The main thing that is against this theory is the terrible hunger that Six is subjected to, throughout ‘Little Nightmares’, until of course, the events that transpire towards the end. But what if her hunger was intentional or a matter of special circumstance?

There isn’t one way to consume other beings in ‘Little Nightmares’, there are in fact, two. The first is of course the most obvious one, the gruesomely physical way of dining on children who have been killed and processed into meat. Since this way is so inhuman, it naturally dominates the majority of the game. However, there is another way, and this is perhaps the strongest link between the Lady and our protagonist. Our primary antagonist does not seem to consume other beings in the same wolfish way that the Guests do. Her way is akin to elegance, insomuch as elegant as consuming another human being can be. She absorbs in the life essence of the humans she consumes, which resembles a black haze. When Six consumes the Nome who offers her the sausage, she leaves his body behind. While her back is towards us and we cannot see how she consumes the Nome, the body left behind could be proof that she might consume beings in a way similar to the Lady.

This is a mere theory, and one that has been debunked, by no less than the developers themselves. In a postmodern world with the proverbial ‘death of the author’ as Roland Barthes wrote in 1967, this theory does exist in its own right and is an interesting way to look at the events of ‘Little Nightmares.’ However, while deflating this theory in an interview with PlayStation Blog, the developers had some interesting things to say,

“We get this question [Is Six related to the Lady?] fairly often, and it seems the majority of people want them to be some sort of mother-daughter combo. I don’t know what that says about the general feelings we all have about our mothers, but I can say that I was once trapped on a train for half an hour and none of the other passengers were my mother. Maybe it’s what we expect of drama after a lifetime reading Joseph Campbell, Sophocles, or the person that started the whole tradition – George Lucas; but the reality is that these two characters have been thrown together by forces beyond their control. The child wants to escape and the adult wants to keep the child trapped forever. How people see that as a mother-daughter relationship, I just don’t know.”

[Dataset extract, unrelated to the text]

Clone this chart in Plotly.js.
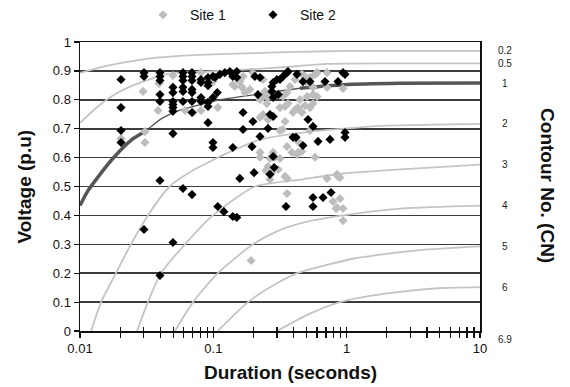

Two extraordinary characters then, bound by an equally extraordinary stroke of fate. One is an ancient supernatural being who commits this heinous act of consuming children and serving the Guests every year to keep herself young by consuming the fattened Guests and reusing their bodies as bait. The other is a perennially hungry creature who possibly belongs to a whole other species and matches up to the deranged Lady with her own brand of psychopathy. It is a clash that lingers long in the memory, and one that champions indie developers once again.